Генералу Сергею Верзину остается жить лишь считанные дни и ночи, составляющие один сплошной бой. К 9 августа дивизия превратится в горстку израненных красноармейцев и командиров; он поведет их в штыковую атаку, а когда останется один, выстрелит себе в сердце.
Полковой комиссар Карталов, могучий человечище, в этой последней схватке будет скручен и связан врагом, но через несколько дней совершит дерзкий побег и вскоре объявится среди подпольщиков и партизан Винничины, чтобы сражаться, вновь сплачивать людей. Схваченный гестапо, он пойдет на казнь спокойно, палачи будут в страхе отворачиваться перед его ненавидящим и презирающим взглядом.
Пройдет много лет.
Весенним днем я окажусь в новом высотном и голубостенном микрорайоне на окраине Москвы, среди людей разных поколений, друг с другом, однако, чем-то схожих и очень знакомых мне,— глубоко в орбитах светлые, как говорят, стальные глаза.

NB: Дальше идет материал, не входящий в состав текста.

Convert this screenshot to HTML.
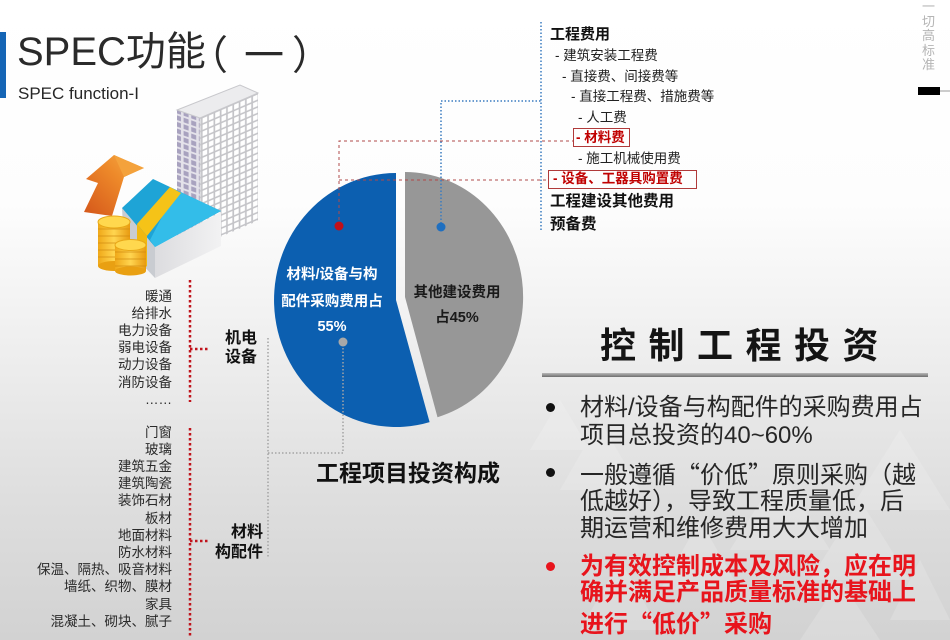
<!DOCTYPE html>
<html><head><meta charset="utf-8">
<style>
html,body{margin:0;padding:0;}
body{width:950px;height:640px;position:relative;overflow:hidden;
background:linear-gradient(to bottom,#ffffff 0%,#fdfdfd 32%,#ececec 58%,#dedede 78%,#d2d2d2 100%);
font-family:"Liberation Sans","Noto Sans CJK SC",sans-serif;color:#222;}
.a{position:absolute;white-space:nowrap;line-height:1;}
.b{font-weight:bold;}
svg{position:absolute;left:0;top:0;}
.lst{position:absolute;right:778px;text-align:right;font-size:13.5px;line-height:17.2px;color:#2a2a2a;white-space:nowrap;}
.bul{position:absolute;left:580px;font-size:24px;line-height:1;white-space:nowrap;color:#262626;}
.red{color:#e8141c;font-weight:bold;}
.dot{position:absolute;width:9px;height:9px;border-radius:50%;background:#111;}
.ql{display:inline-block;width:1em;text-align:right;font-family:"Noto Sans CJK SC",sans-serif;}
.qr{display:inline-block;width:1em;text-align:left;font-family:"Noto Sans CJK SC",sans-serif;}
</style></head>
<body>
<svg width="950" height="640" viewBox="0 0 950 640">
  <defs>
    <pattern id="grid" width="6.3" height="6.6" patternUnits="userSpaceOnUse">
      <rect x="0" y="0" width="6.3" height="6.6" fill="#c4c4c8"/>
      <rect x="1" y="1" width="4.6" height="4.9" fill="#ffffff"/>
    </pattern>
    <pattern id="win" width="7.6" height="6.6" patternUnits="userSpaceOnUse">
      <rect x="0" y="0" width="7.6" height="6.6" fill="#e4e2ea"/>
      <rect x="1.2" y="1" width="5" height="4.6" fill="#a8a2bf"/>
    </pattern>
    <linearGradient id="org" x1="0" y1="1" x2="1" y2="0">
      <stop offset="0" stop-color="#d4561a"/>
      <stop offset="0.6" stop-color="#ee8a2a"/>
      <stop offset="1" stop-color="#f6b04a"/>
    </linearGradient>
    <linearGradient id="gold" x1="0" y1="0" x2="1" y2="0">
      <stop offset="0" stop-color="#f0a818"/>
      <stop offset="0.5" stop-color="#ffd550"/>
      <stop offset="1" stop-color="#e89a10"/>
    </linearGradient>
    <linearGradient id="ln" x1="0" y1="0" x2="0" y2="1">
      <stop offset="0" stop-color="#b8b8b8"/>
      <stop offset="1" stop-color="#6e6e6e"/>
    </linearGradient>
    <linearGradient id="rf" x1="0" y1="0" x2="1" y2="0">
      <stop offset="0" stop-color="#dcdcdf"/>
      <stop offset="1" stop-color="#f2f2f3"/>
    </linearGradient>
  </defs>

  <!-- faint triangle pattern bottom right -->
  <g fill="#ffffff" opacity="0.16">
    <polygon points="560,400 590,450 530,450"/>
    <polygon points="600,420 640,490 560,490"/>
    <polygon points="700,520 740,590 660,590"/>
    <polygon points="780,470 830,550 730,550"/>
    <polygon points="860,500 910,580 810,580"/>
    <polygon points="900,430 950,510 850,510"/>
    <polygon points="620,560 660,630 580,630"/>
    <polygon points="840,580 880,640 800,640"/>
    <polygon points="920,560 950,620 890,620"/>
  </g>

  <!-- blue bar -->
  <rect x="0" y="32" width="6" height="66" fill="#1565b5"/>

  <!-- building -->
  <g transform="matrix(1,-0.431,0,1,0,0)">
    <rect x="200" y="204" width="58" height="128" fill="url(#grid)"/>
  </g>
  <g transform="matrix(1,0.348,0,1,0,0)">
    <rect x="177" y="48.4" width="23" height="135" fill="url(#win)"/>
  </g>
  <polygon points="177,110 240,85 258,93 200,118" fill="#ececee" stroke="#c8c8cc" stroke-width="1"/>
  <line x1="200" y1="118" x2="200" y2="250" stroke="#cfcfd4" stroke-width="1"/>

  <!-- arrow -->
  <polygon points="84,212 98,183 86,179 114,155 144,168 124,177 112,216" fill="url(#org)"/>
  <polygon points="114,155 144,168 124,177" fill="#f4a23c"/>

  <!-- money stack -->
  <polygon points="122,208 155,247 155,278 124,245" fill="#c9ccd1"/>
  <polygon points="155,247 221,212 221,246 155,278" fill="url(#rf)"/>
  <polygon points="122,208 153,179 221,211 155,247" fill="#1ea4d6"/>
  <polygon points="176,190 221,211 155,247 150,240" fill="#33bde9"/>
  <polygon points="170,187 181,193 147,236 137,224" fill="#f5c318"/>
  <polygon points="137,224 147,236 147,267 137,255" fill="#f0b810"/>

  <!-- coins -->
  <g>
    <rect x="98" y="222" width="32" height="44" fill="url(#gold)"/>
    <g stroke="#d08a10" stroke-width="1" opacity="0.7">
      <line x1="98" y1="229" x2="130" y2="229"/><line x1="98" y1="236" x2="130" y2="236"/>
      <line x1="98" y1="243" x2="130" y2="243"/><line x1="98" y1="250" x2="130" y2="250"/>
      <line x1="98" y1="257" x2="130" y2="257"/>
    </g>
    <ellipse cx="114" cy="266" rx="16" ry="5" fill="#e9a012"/>
    <ellipse cx="114" cy="222" rx="16" ry="6" fill="#ffd84e" stroke="#e8a818" stroke-width="1"/>
  </g>
  <g>
    <rect x="115" y="245" width="31" height="26" fill="url(#gold)"/>
    <g stroke="#d08a10" stroke-width="1" opacity="0.7">
      <line x1="115" y1="252" x2="146" y2="252"/><line x1="115" y1="259" x2="146" y2="259"/>
      <line x1="115" y1="266" x2="146" y2="266"/>
    </g>
    <ellipse cx="130.5" cy="271" rx="15.5" ry="4.5" fill="#e9a012"/>
    <ellipse cx="130.5" cy="245" rx="15.5" ry="5.5" fill="#ffd84e" stroke="#e8a818" stroke-width="1"/>
  </g>

  <!-- pie -->
  <path d="M396,300 L396,173 A122,127 0 1,0 429.6,422.1 Z" fill="#0c5fb0"/>
  <path d="M405,297 L405,172 A118,125 0 0,1 437.5,417.2 Z" fill="#979797"/>

  <!-- connector lines -->
  <g fill="none" stroke="#c0141c" stroke-width="2.5" stroke-dasharray="2.5 2.5">
    <path d="M190,280 V402"/>
    <path d="M190,428 V636"/>
    <path d="M190,349 H208"/>
    <path d="M190,541 H208"/>
  </g>
  <g fill="none" stroke="#a4a4a4" stroke-width="1.5" stroke-dasharray="1.5 2">
    <path d="M268,338 V557"/>
    <path d="M268,453 H343 V342"/>
  </g>
  <g fill="none" stroke="#b04a4a" stroke-width="1" stroke-dasharray="3 3">
    <path d="M339,226 V141 H573"/>
    <path d="M339,180 H548"/>
  </g>
  <g fill="none" stroke="#3a7cc0" stroke-width="1.5" stroke-dasharray="1.5 2">
    <path d="M441,227 V101 H541"/>
    <path d="M541,22 V232"/>
  </g>
  <circle cx="339" cy="226" r="4.5" fill="#c0101a"/>
  <circle cx="441" cy="227" r="4.5" fill="#1f6fc0"/>
  <circle cx="343" cy="342" r="4.5" fill="#a8a8a8"/>

  <!-- heading underline -->
  <rect x="542" y="373" width="386" height="4" fill="url(#ln)"/>

  <!-- right edge marker -->
  <rect x="918" y="87" width="22" height="8" fill="#000"/>
  <line x1="940" y1="91" x2="950" y2="91" stroke="#999" stroke-width="1"/>
</svg>

<!-- title -->
<div class="a" style="left:17px;top:32px;font-size:40px;color:#2a2a2a;">SPEC功能</div>
<div class="a" style="left:188px;top:32px;font-size:40px;color:#2a2a2a;font-family:'Noto Sans CJK SC',sans-serif;">（</div>
<div class="a" style="left:244px;top:32px;font-size:40px;color:#2a2a2a;font-family:'Noto Sans CJK SC',sans-serif;">一</div>
<div class="a" style="left:292px;top:32px;font-size:40px;color:#2a2a2a;font-family:'Noto Sans CJK SC',sans-serif;">）</div>
<div class="a" style="left:18px;top:85px;font-size:17px;color:#262626;">SPEC function-I</div>

<!-- vertical right text -->
<div class="a" style="left:922px;top:0px;font-size:13px;line-height:14.5px;color:#b4b4b4;white-space:normal;width:14px;">一<br>切<br>高<br>标<br>准</div>

<!-- top-right list -->
<div class="a b" style="left:550px;top:27px;font-size:15px;color:#111;">工程费用</div>
<div class="a" style="left:555px;top:49px;font-size:13.5px;">- 建筑安装工程费</div>
<div class="a" style="left:562px;top:70px;font-size:13.5px;">- 直接费、间接费等</div>
<div class="a" style="left:571px;top:90px;font-size:13.5px;">- 直接工程费、措施费等</div>
<div class="a" style="left:578px;top:111px;font-size:13.5px;">- 人工费</div>
<div class="a" style="left:573px;top:128px;width:55px;height:17px;border:1px solid #b03a3a;"></div>
<div class="a b" style="left:576px;top:131px;font-size:13.5px;color:#c00000;">- 材料费</div>
<div class="a" style="left:578px;top:152px;font-size:13.5px;">- 施工机械使用费</div>
<div class="a" style="left:548px;top:170px;width:147px;height:17px;border:1px solid #b03a3a;"></div>
<div class="a b" style="left:553px;top:172px;font-size:13.5px;color:#c00000;">- 设备、工器具购置费</div>
<div class="a b" style="left:550px;top:194px;font-size:15.5px;color:#111;">工程建设其他费用</div>
<div class="a b" style="left:550px;top:217px;font-size:15.5px;color:#111;">预备费</div>

<!-- pie labels -->
<div class="a b" style="left:262px;width:140px;text-align:center;top:268px;font-size:14.5px;color:#fff;">材料/设备与构</div>
<div class="a b" style="left:262px;width:140px;text-align:center;top:295px;font-size:14.5px;color:#fff;">配件采购费用占</div>
<div class="a b" style="left:262px;width:140px;text-align:center;top:320px;font-size:14.5px;color:#fff;">55%</div>
<div class="a b" style="left:397px;width:120px;text-align:center;top:286px;font-size:14.5px;color:#1a1a1a;">其他建设费用</div>
<div class="a b" style="left:397px;width:120px;text-align:center;top:311px;font-size:14.5px;color:#1a1a1a;">占45%</div>
<div class="a b" style="left:300px;width:216px;text-align:center;top:462px;font-size:23px;color:#111;">工程项目投资构成</div>

<!-- left lists -->
<div class="lst" style="top:287.5px;">暖通<br>给排水<br>电力设备<br>弱电设备<br>动力设备<br>消防设备<br>……</div>
<div class="lst" style="top:423.5px;">门窗<br>玻璃<br>建筑五金<br>建筑陶瓷<br>装饰石材<br>板材<br>地面材料<br>防水材料<br>保温、隔热、吸音材料<br>墙纸、织物、膜材<br>家具<br>混凝土、砌块、腻子</div>

<div class="a b" style="left:225px;top:331px;font-size:16px;color:#111;">机电</div>
<div class="a b" style="left:225px;top:350px;font-size:16px;color:#111;">设备</div>
<div class="a b" style="right:687px;top:525px;font-size:16px;color:#111;">材料</div>
<div class="a b" style="right:687px;top:545px;font-size:16px;color:#111;">构配件</div>

<!-- right box -->
<div class="a b" style="left:600px;top:328px;font-size:36px;letter-spacing:12.5px;color:#141414;">控制工程投资</div>

<div class="dot" style="left:546px;top:403px;"></div>
<div class="bul" style="top:396px;">材料/设备与构配件的采购费用占</div>
<div class="bul" style="top:424px;">项目总投资的40~60%</div>

<div class="dot" style="left:546px;top:468px;"></div>
<div class="bul" style="top:461px;">一般遵循<span class="ql">“</span>价低<span class="qr">”</span>原则采购（越</div>
<div class="bul" style="top:490px;">低越好），导致工程质量低，后</div>
<div class="bul" style="top:517px;">期运营和维修费用大大增加</div>

<div class="dot" style="left:546px;top:562px;background:#e8141c;"></div>
<div class="bul red" style="top:555px;">为有效控制成本及风险，应在明</div>
<div class="bul red" style="top:581px;">确并满足产品质量标准的基础上</div>
<div class="bul red" style="top:610px;">进行<span class="ql">“</span>低价<span class="qr">”</span>采购</div>
</body></html>
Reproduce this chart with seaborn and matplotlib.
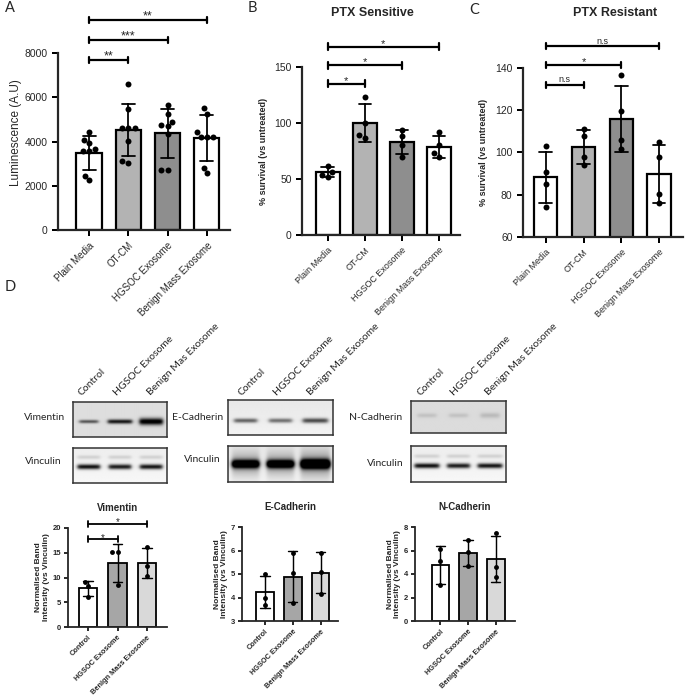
import numpy as np
import pandas as pd
import matplotlib
matplotlib.use("Agg")
import matplotlib.pyplot as plt
import seaborn as sns

sns.set_style("ticks")
plt.rcParams['font.family'] = ['Liberation Sans', 'DejaVu Sans']

W, H = 685, 698

# --- panel A-C data ---
groups = ["Plain Media", "OT-CM", "HGSOC Exosome", "Benign Mass Exosome"]
group_colors = ["white", "#b3b3b3", "#8e8e8e", "white"]

lum_plain = [4410, 4060, 3910, 3680, 3560, 3560, 2450, 2240]
lum_otcm = [6600, 5460, 4620, 4620, 4600, 4020, 3110, 3020]
lum_hgsoc = [5640, 5260, 4900, 4740, 4690, 4320, 2710, 2710]
lum_benign = [5500, 5250, 4420, 4220, 4200, 4200, 2800, 2570]

sens_plain = [62, 56, 52, 54]
sens_otcm = [123.5, 100, 87, 89]
sens_hgsoc = [94, 88, 80, 70]
sens_benign = [92, 80, 70, 73]

res_plain = [103, 91, 85, 74]
res_otcm = [111, 108, 98, 94]
res_hgsoc = [136.5, 119.5, 106, 101.5]
res_benign = [105, 98, 80.5, 76]

# --- panel D data ---
wb_groups = ["Control", "HGSOC Exosome", "Benign Mass Exosome"]
wb_colors = ["white", "#a6a6a6", "#d9d9d9"]
blot_lanes = ["Control", "HGSOC Exosome", "Benign Mas Exosome"]

vim_control = [9.1, 8.3, 6.1]
vim_hgsoc = [15.1, 15.1, 8.5]
vim_benign = [16.2, 12.3, 10.3]

ecad_control = [5.0, 4.0, 3.7]
ecad_hgsoc = [5.88, 5.05, 3.75]
ecad_benign = [5.9, 5.1, 4.15]

ncad_control = [6.16, 5.09, 3.05]
ncad_hgsoc = [6.87, 5.88, 4.66]
ncad_benign = [7.52, 4.61, 3.76]

fig = plt.figure(figsize=(W / 100, H / 100), dpi=100)


def add_ax(x0, y0, x1, y1):
    return fig.add_axes([x0 / W, 1 - y1 / H, (x1 - x0) / W, (y1 - y0) / H])


def ftext(x, y, s, **kw):
    fig.text(x / W, 1 - y / H, s, **kw)


def bar_panel(ax, cats, vals, colors, width, dot, cap, lw):
    df = pd.DataFrame({
        "group": [c for c, v in zip(cats, vals) for _ in v],
        "value": [x for v in vals for x in v],
    })
    sns.barplot(data=df, x="group", y="value", hue="group", order=cats,
                hue_order=cats, palette=colors, saturation=1, errorbar="sd",
                capsize=cap, width=width, edgecolor="black", linewidth=lw,
                err_kws={"color": "black", "linewidth": lw * 0.8},
                legend=False, ax=ax)
    sns.swarmplot(data=df, x="group", y="value", order=cats, color="black",
                  size=dot, ax=ax, zorder=5)
    sns.despine(ax=ax)
    for s in ["left", "bottom"]:
        ax.spines[s].set_linewidth(lw)
    ax.tick_params(width=lw * 0.9, length=4, color="black")
    ax.set_xlabel("")


def bracket(ax, x0, x1, y, label, h, fs, lw, gap=0):
    ax.plot([x0, x1], [y, y], color="black", lw=lw, clip_on=False)
    for xx in (x0, x1):
        ax.plot([xx, xx], [y - h, y + h], color="black", lw=lw, clip_on=False)
    ax.text((x0 + x1) / 2, y + gap, label, ha="center", va="bottom",
            fontsize=fs, clip_on=False)


def xlabels(ax, labels, fs, weight="normal"):
    ax.set_xticks(range(len(labels)))
    ax.set_xticklabels(labels, rotation=45, ha="right", rotation_mode="anchor",
                       fontsize=fs, fontweight=weight)


# ---------- A ----------
axA = add_ax(58, 53, 230, 230)
bar_panel(axA, groups, [lum_plain, lum_otcm, lum_hgsoc, lum_benign],
          group_colors, 0.64, 4.3, 0.33, 1.6)
axA.set_xlim(-0.79, 3.59)
axA.set_ylim(0, 8000)
axA.set_yticks([0, 2000, 4000, 6000, 8000])
axA.tick_params(axis="y", labelsize=7.5)
xlabels(axA, groups, 7)
axA.set_ylabel("Luminescence (A.U)", fontsize=8.5, va="center")
axA.yaxis.set_label_coords(-0.245, 0.55)
for x1, y, s in [(1, 7680, "**"), (2, 8590, "***"), (3, 9490, "**")]:
    bracket(axA, 0, x1, y, s, 140, 9, 1.6, gap=-120)

# ---------- B ----------
axB = add_ax(302, 67, 460, 235)
bar_panel(axB, groups, [sens_plain, sens_otcm, sens_hgsoc, sens_benign],
          group_colors, 0.65, 4.3, 0.33, 1.6)
axB.set_xlim(-0.69, 3.57)
axB.set_ylim(0, 150)
axB.set_yticks([0, 50, 100, 150])
axB.tick_params(axis="y", labelsize=7.5)
xlabels(axB, groups, 6.5)
axB.set_ylabel("% survival (vs untreated)", fontsize=6.5, fontweight="bold",
               va="center")
axB.yaxis.set_label_coords(-0.245, 0.5)
for x1, y, s in [(1, 135, "*"), (2, 151.5, "*"), (3, 168, "*")]:
    bracket(axB, 0, x1, y, s, 3, 8, 1.6, gap=-2)
ftext(372, 13, "PTX Sensitive", fontsize=9, fontweight="bold",
      ha="center", va="center")

# ---------- C ----------
axC = add_ax(523, 68, 683, 237)
bar_panel(axC, groups, [res_plain, res_otcm, res_hgsoc, res_benign],
          group_colors, 0.62, 4.3, 0.33, 1.6)
axC.set_xlim(-0.6, 3.63)
axC.set_ylim(60, 140)
axC.set_yticks([60, 80, 100, 120, 140])
axC.tick_params(axis="y", labelsize=7.5)
xlabels(axC, groups, 6.5)
axC.set_ylabel("% survival (vs untreated)", fontsize=6.5, fontweight="bold",
               va="center")
axC.yaxis.set_label_coords(-0.25, 0.5)
for x1, y, s in [(1, 132, "n.s"), (2, 141.3, "*"), (3, 150.3, "n.s")]:
    fs = 6.5 if s == "n.s" else 8
    bracket(axC, 0, x1, y, s, 1.5, fs, 1.6, gap=0.3 if s == "n.s" else -1)
ftext(615, 13, "PTX Resistant", fontsize=9, fontweight="bold",
      ha="center", va="center")

# panel letters
for x, y, s in [(5, 8, "A"), (248, 8, "B"), (469, 10, "C"), (5, 287, "D")]:
    ftext(x, y, s, fontsize=10.5, family="Lato", ha="left", va="center")


# ---------- western blots ----------
def blot(box, lanes, bg, row, fuzz=0.0, upper=0.0):
    x0, y0, x1, y1 = box
    ax = add_ax(x0, y0, x1, y1)
    h, w = 70, 200
    yy = np.linspace(0, 1, h)[:, None]
    xx = np.linspace(0, 1, w)[None, :]
    img = np.full((h, w), bg) - 0.04 * (1 - yy) * (bg > 0.9)
    for i, (k, sig, half) in enumerate(lanes):
        cx = (i + 0.5) / 3
        lane = 1 / (1 + np.exp(-(half - np.abs(xx - cx)) * 90))
        prof = np.exp(-0.5 * ((yy - row) / sig) ** 2)
        img = img - k * lane * prof
        if fuzz:
            img = img - fuzz * k * lane * np.exp(-0.5 * ((yy - row) / (sig * 3)) ** 2)
        if upper:
            img = img - upper * lane * np.exp(-0.5 * ((yy - row + 0.27) / 0.04) ** 2)
    ax.imshow(np.clip(img, 0, 1), cmap="gray", vmin=0, vmax=1, aspect="auto",
              interpolation="bilinear")
    ax.set_xticks([])
    ax.set_yticks([])
    for s in ax.spines.values():
        s.set_linewidth(1.1)
        s.set_color("#333333")
    return ax


blot((73, 402, 167, 437), [(0.55, 0.035, 0.1), (0.8, 0.045, 0.13), (0.95, 0.07, 0.125)],
     0.87, 0.56)
blot((73, 448, 167, 483), [(0.9, 0.05, 0.12), (0.85, 0.05, 0.12), (0.88, 0.05, 0.12)],
     0.97, 0.55, upper=0.12)
blot((228, 400, 333, 435), [(0.55, 0.045, 0.11), (0.5, 0.045, 0.11), (0.65, 0.05, 0.12)],
     0.95, 0.59)
blot((228, 446, 333, 482), [(1.2, 0.08, 0.13), (1.2, 0.08, 0.13), (1.4, 0.09, 0.14)],
     0.95, 0.5, fuzz=0.25)
blot((411, 401, 506, 433), [(0.1, 0.05, 0.1), (0.1, 0.05, 0.1), (0.13, 0.06, 0.1)],
     0.86, 0.45)
blot((411, 446, 506, 482), [(0.9, 0.05, 0.13), (0.85, 0.05, 0.12), (0.88, 0.05, 0.13)],
     0.97, 0.55, upper=0.12)

for x, y, s in [(45, 418, "Vimentin"), (43, 462, "Vinculin"),
                (198, 417, "E-Cadherin"), (202, 460, "Vinculin"),
                (376, 417, "N-Cadherin"), (385, 464, "Vinculin")]:
    ftext(x, y, s, fontsize=7.5, family="Lato", ha="center", va="center")

for xs in [(83, 118, 152), (243, 278, 312), (422, 455, 490)]:
    for x, s in zip(xs, blot_lanes):
        ftext(x, 397, s, fontsize=7.5, family="Lato", rotation=45,
              ha="left", va="bottom", rotation_mode="anchor")


# ---------- quantification ----------
def wb_panel(box, vals, ylim, yticks, xlim, title):
    ax = add_ax(*box)
    bar_panel(ax, wb_groups, vals, wb_colors, 0.64, 3.5, 0.33, 1.3)
    ax.set_xlim(*xlim)
    ax.set_ylim(*ylim)
    ax.set_yticks(yticks)
    ax.tick_params(axis="y", labelsize=5.5, length=3, pad=2)
    ax.tick_params(axis="x", length=3, pad=2)
    for t in ax.get_yticklabels():
        t.set_fontweight("bold")
    xlabels(ax, wb_groups, 5.3, "bold")
    ax.set_ylabel("Normalised Band\nIntensity (vs Vinculin)", fontsize=6,
                  fontweight="bold", linespacing=1.1, labelpad=2)
    ax.set_title(title, fontsize=7, fontweight="bold", pad=12)
    return ax


axV = wb_panel((68, 528, 167, 627), [vim_control, vim_hgsoc, vim_benign],
               (0, 20), [0, 5, 10, 15, 20], (-0.68, 2.68), "Vimentin")
bracket(axV, 0, 1, 17.7, "*", 0.6, 7, 1.3, gap=-0.8)
bracket(axV, 0, 2, 20.9, "*", 0.6, 7, 1.3, gap=-0.8)

wb_panel((242, 527, 338, 621), [ecad_control, ecad_hgsoc, ecad_benign],
         (3, 7), [3, 4, 5, 6, 7], (-0.83, 2.63), "E-Cadherin")
wb_panel((415, 527, 515, 621), [ncad_control, ncad_hgsoc, ncad_benign],
         (0, 8), [0, 2, 4, 6, 8], (-0.92, 2.7), "N-Cadherin")

fig.savefig("out.png", dpi=100)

Дети, внуки и правнуки генерала Сергея Верзина слушают мой рассказ о нем, о тяжком и героическом начале августа сорок первого.
Со стены смотрит на нас портрет нестареющего (только что перейден рубеж сорока) задумчивого человека со стальными глазами, в мундире со звездочками еще не на погонах, а в петлицах.
Два ордена и медаль «XX лет РККА» у него на груди, а третий орден — Отечественной войны I степени — посмертный, врученный семье, привинчен к углу фотопортрета...
...Это будет не скоро, это будет потом, но в том же мире и на той же планете.
А пока в дубраве и по всей округе идут — лишь с минутными передышками — тяжкие бои. Обе стороны несут большие потери.
Вот строка из сохранившейся сводки штаба тыла Южного фронта № 035: «Артвыстрелов 5—10 на орудие. Обеспеченность горючим близка к нулю. Для танков и самолетов горючего нет...»
3 августа
В широко известном теперь дневнике бывшего начальника генштаба сухопутных войск Германии генерала Гальдера сказано, что в этот день передовые отряды 17-й немецкой армии и 1-й танковой группы «соединились севернее Первомайска, захлопнув в кольцо 6, 12 и 18-ю армии». Это обычное бахвальство — 18-я армия вырвалась из окружения.